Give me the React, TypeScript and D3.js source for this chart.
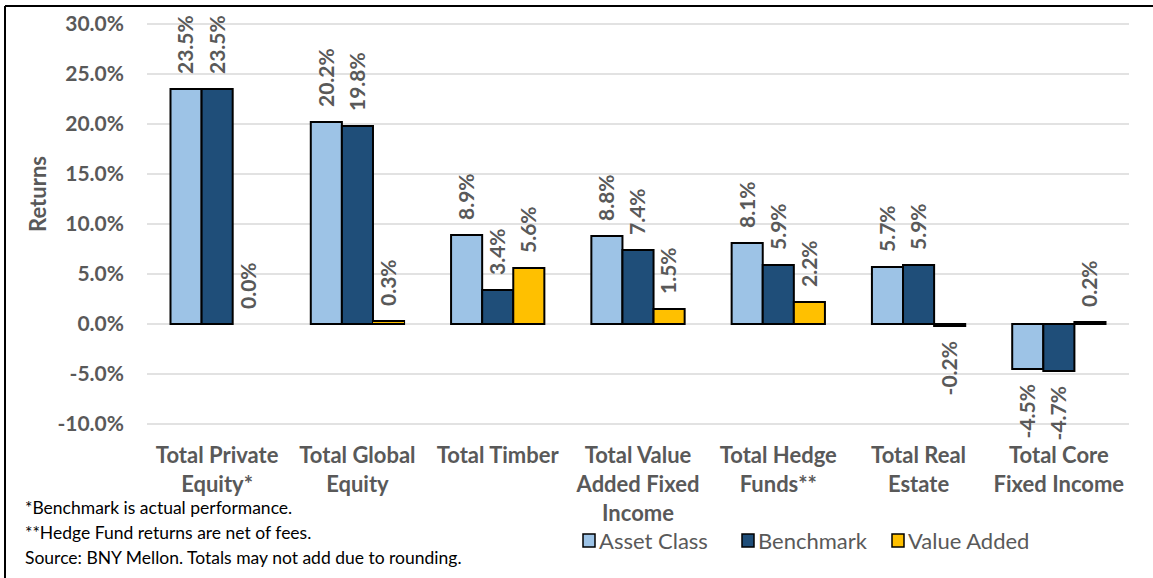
import * as d3 from "d3";
import { useEffect, useRef } from "react";

const categories = [
  ["Total Private", "Equity*"],
  ["Total Global", "Equity"],
  ["Total Timber"],
  ["Total Value", "Added Fixed", "Income"],
  ["Total Hedge", "Funds**"],
  ["Total Real", "Estate"],
  ["Total Core", "Fixed Income"],
];
const seriesNames = ["Asset Class", "Benchmark", "Value Added"];
const assetClass = [23.5, 20.2, 8.9, 8.8, 8.1, 5.7, -4.5];
const benchmark = [23.5, 19.8, 3.4, 7.4, 5.9, 5.9, -4.7];
const valueAdded = [0.0, 0.3, 5.6, 1.5, 2.2, -0.2, 0.2];
const yTicks = [-10, -5, 0, 5, 10, 15, 20, 25, 30];
const footnotes = [
  "*Benchmark is actual performance.",
  "**Hedge Fund returns are net of fees.",
  "Source: BNY Mellon. Totals may not add due to rounding.",
];

const colors = ["#9DC3E6", "#1F4E79", "#FFC000"];
const font = "Lato, 'Open Sans', sans-serif";
const grey = "#595959";
const pct = (v: number) => v.toFixed(1) + "%";

export default function App() {
  const svgRef = useRef<SVGSVGElement | null>(null);

  useEffect(() => {
    if (!svgRef.current) return;
    const svg = d3.select(svgRef.current);
    svg.selectAll("*").remove();

    const width = 1153;
    const height = 578;
    const left = 147;
    const right = 1129;
    const series = [assetClass, benchmark, valueAdded];

    svg.attr("width", width).attr("height", height).style("font-family", font);

    // frame
    svg.append("line").attr("x1", 5).attr("x2", width).attr("y1", 6).attr("y2", 6)
      .attr("stroke", "#000").attr("stroke-width", 2);
    svg.append("line").attr("x1", 5).attr("x2", 5).attr("y1", 6).attr("y2", height)
      .attr("stroke", "#000").attr("stroke-width", 2);

    const x = d3.scaleBand<number>()
      .domain(d3.range(categories.length))
      .range([left, right])
      .paddingInner(0.335)
      .paddingOuter(0.1675);

    const xs = d3.scaleBand<number>()
      .domain(d3.range(series.length))
      .range([0, x.bandwidth()]);

    const y = d3.scaleLinear().domain([-10, 30]).range([424, 24]);

    // grid
    svg.append("g").selectAll("line").data(yTicks).enter().append("line")
      .attr("x1", left).attr("x2", right)
      .attr("y1", d => y(d)).attr("y2", d => y(d))
      .attr("stroke", "#d9d9d9").attr("stroke-width", 1.5);

    // y tick labels
    svg.append("g").selectAll("text").data(yTicks).enter().append("text")
      .attr("x", 124).attr("y", d => y(d))
      .attr("dy", "0.35em")
      .attr("text-anchor", "end")
      .attr("font-size", 21).attr("font-weight", "bold").attr("fill", grey)
      .text(d => pct(d));

    // y title
    svg.append("text")
      .attr("transform", `translate(38,194) rotate(-90)`)
      .attr("dy", "0.35em")
      .attr("text-anchor", "middle")
      .attr("font-size", 22).attr("font-weight", "bold").attr("fill", grey)
      .text("Returns");

    // bars + labels
    series.forEach((vals, si) => {
      const g = svg.append("g");
      g.selectAll("rect").data(vals).enter().append("rect")
        .attr("x", (_, i) => x(i)! + xs(si)!)
        .attr("y", d => y(Math.max(0, d)))
        .attr("width", xs.bandwidth())
        .attr("height", d => Math.abs(y(d) - y(0)))
        .attr("fill", colors[si])
        .attr("stroke", "#000").attr("stroke-width", 2);

      g.selectAll("text").data(vals).enter().append("text")
        .attr("transform", (d, i) => {
          const cx = x(i)! + xs(si)! + xs.bandwidth() / 2;
          const cy = d >= 0 ? y(d) - 15 : y(d) + 15;
          return `translate(${cx},${cy}) rotate(-90)`;
        })
        .attr("dy", "0.35em")
        .attr("text-anchor", d => (d >= 0 ? "start" : "end"))
        .attr("font-size", 21).attr("font-weight", "bold").attr("fill", grey)
        .text(d => pct(d));
    });

    // category labels
    const cat = svg.append("g").selectAll("text").data(categories).enter().append("text")
      .attr("x", (_, i) => x(i)! + x.bandwidth() / 2)
      .attr("y", 463)
      .attr("text-anchor", "middle")
      .attr("font-size", 22).attr("font-weight", "bold").attr("fill", grey);
    cat.each(function (lines) {
      const t = d3.select(this);
      lines.forEach((ln, li) => {
        t.append("tspan")
          .attr("x", t.attr("x"))
          .attr("dy", li === 0 ? 0 : 29)
          .text(ln);
      });
    });

    // legend
    const legendX = [583, 742, 892];
    const lg = svg.append("g").selectAll("g").data(seriesNames).enter().append("g")
      .attr("transform", (_, i) => `translate(${legendX[i]},534)`);
    lg.append("rect").attr("width", 12).attr("height", 13)
      .attr("fill", (_, i) => colors[i]).attr("stroke", "#000").attr("stroke-width", 1.5);
    lg.append("text").attr("x", 16).attr("y", 7).attr("dy", "0.35em")
      .attr("font-size", 22).attr("fill", grey)
      .text(d => d);

    // footnotes
    svg.append("g").selectAll("text").data(footnotes).enter().append("text")
      .attr("x", 25).attr("y", (_, i) => 514 + i * 25)
      .attr("font-size", 17.5).attr("fill", "#000")
      .text(d => d);
  }, []);

  return (
    <>
      <style>{`body{margin:0;background:#fff}`}</style>
      <svg ref={svgRef} style={{ display: "block" }}></svg>
    </>
  );
}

══════════

What you are asked to do »
Copy the material above exactly and drop the pictures.

Response to the exercise »
Give me the React, TypeScript and D3.js source for this chart.
import * as d3 from "d3";
import { useEffect, useRef } from "react";

const categories = [
  ["Total Private", "Equity*"],
  ["Total Global", "Equity"],
  ["Total Timber"],
  ["Total Value", "Added Fixed", "Income"],
  ["Total Hedge", "Funds**"],
  ["Total Real", "Estate"],
  ["Total Core", "Fixed Income"],
];
const seriesNames = ["Asset Class", "Benchmark", "Value Added"];
const assetClass = [23.5, 20.2, 8.9, 8.8, 8.1, 5.7, -4.5];
const benchmark = [23.5, 19.8, 3.4, 7.4, 5.9, 5.9, -4.7];
const valueAdded = [0.0, 0.3, 5.6, 1.5, 2.2, -0.2, 0.2];
const yTicks = [-10, -5, 0, 5, 10, 15, 20, 25, 30];
const footnotes = [
  "*Benchmark is actual performance.",
  "**Hedge Fund returns are net of fees.",
  "Source: BNY Mellon. Totals may not add due to rounding.",
];

const colors = ["#9DC3E6", "#1F4E79", "#FFC000"];
const font = "Lato, 'Open Sans', sans-serif";
const grey = "#595959";
const pct = (v: number) => v.toFixed(1) + "%";

export default function App() {
  const svgRef = useRef<SVGSVGElement | null>(null);

  useEffect(() => {
    if (!svgRef.current) return;
    const svg = d3.select(svgRef.current);
    svg.selectAll("*").remove();

    const width = 1153;
    const height = 578;
    const left = 147;
    const right = 1129;
    const series = [assetClass, benchmark, valueAdded];

    svg.attr("width", width).attr("height", height).style("font-family", font);

    // frame
    svg.append("line").attr("x1", 5).attr("x2", width).attr("y1", 6).attr("y2", 6)
      .attr("stroke", "#000").attr("stroke-width", 2);
    svg.append("line").attr("x1", 5).attr("x2", 5).attr("y1", 6).attr("y2", height)
      .attr("stroke", "#000").attr("stroke-width", 2);

    const x = d3.scaleBand<number>()
      .domain(d3.range(categories.length))
      .range([left, right])
      .paddingInner(0.335)
      .paddingOuter(0.1675);

    const xs = d3.scaleBand<number>()
      .domain(d3.range(series.length))
      .range([0, x.bandwidth()]);

    const y = d3.scaleLinear().domain([-10, 30]).range([424, 24]);

    // grid
    svg.append("g").selectAll("line").data(yTicks).enter().append("line")
      .attr("x1", left).attr("x2", right)
      .attr("y1", d => y(d)).attr("y2", d => y(d))
      .attr("stroke", "#d9d9d9").attr("stroke-width", 1.5);

    // y tick labels
    svg.append("g").selectAll("text").data(yTicks).enter().append("text")
      .attr("x", 124).attr("y", d => y(d))
      .attr("dy", "0.35em")
      .attr("text-anchor", "end")
      .attr("font-size", 21).attr("font-weight", "bold").attr("fill", grey)
      .text(d => pct(d));

    // y title
    svg.append("text")
      .attr("transform", `translate(38,194) rotate(-90)`)
      .attr("dy", "0.35em")
      .attr("text-anchor", "middle")
      .attr("font-size", 22).attr("font-weight", "bold").attr("fill", grey)
      .text("Returns");

    // bars + labels
    series.forEach((vals, si) => {
      const g = svg.append("g");
      g.selectAll("rect").data(vals).enter().append("rect")
        .attr("x", (_, i) => x(i)! + xs(si)!)
        .attr("y", d => y(Math.max(0, d)))
        .attr("width", xs.bandwidth())
        .attr("height", d => Math.abs(y(d) - y(0)))
        .attr("fill", colors[si])
        .attr("stroke", "#000").attr("stroke-width", 2);

      g.selectAll("text").data(vals).enter().append("text")
        .attr("transform", (d, i) => {
          const cx = x(i)! + xs(si)! + xs.bandwidth() / 2;
          const cy = d >= 0 ? y(d) - 15 : y(d) + 15;
          return `translate(${cx},${cy}) rotate(-90)`;
        })
        .attr("dy", "0.35em")
        .attr("text-anchor", d => (d >= 0 ? "start" : "end"))
        .attr("font-size", 21).attr("font-weight", "bold").attr("fill", grey)
        .text(d => pct(d));
    });

    // category labels
    const cat = svg.append("g").selectAll("text").data(categories).enter().append("text")
      .attr("x", (_, i) => x(i)! + x.bandwidth() / 2)
      .attr("y", 463)
      .attr("text-anchor", "middle")
      .attr("font-size", 22).attr("font-weight", "bold").attr("fill", grey);
    cat.each(function (lines) {
      const t = d3.select(this);
      lines.forEach((ln, li) => {
        t.append("tspan")
          .attr("x", t.attr("x"))
          .attr("dy", li === 0 ? 0 : 29)
          .text(ln);
      });
    });

    // legend
    const legendX = [583, 742, 892];
    const lg = svg.append("g").selectAll("g").data(seriesNames).enter().append("g")
      .attr("transform", (_, i) => `translate(${legendX[i]},534)`);
    lg.append("rect").attr("width", 12).attr("height", 13)
      .attr("fill", (_, i) => colors[i]).attr("stroke", "#000").attr("stroke-width", 1.5);
    lg.append("text").attr("x", 16).attr("y", 7).attr("dy", "0.35em")
      .attr("font-size", 22).attr("fill", grey)
      .text(d => d);

    // footnotes
    svg.append("g").selectAll("text").data(footnotes).enter().append("text")
      .attr("x", 25).attr("y", (_, i) => 514 + i * 25)
      .attr("font-size", 17.5).attr("fill", "#000")
      .text(d => d);
  }, []);

  return (
    <>
      <style>{`body{margin:0;background:#fff}`}</style>
      <svg ref={svgRef} style={{ display: "block" }}></svg>
    </>
  );
}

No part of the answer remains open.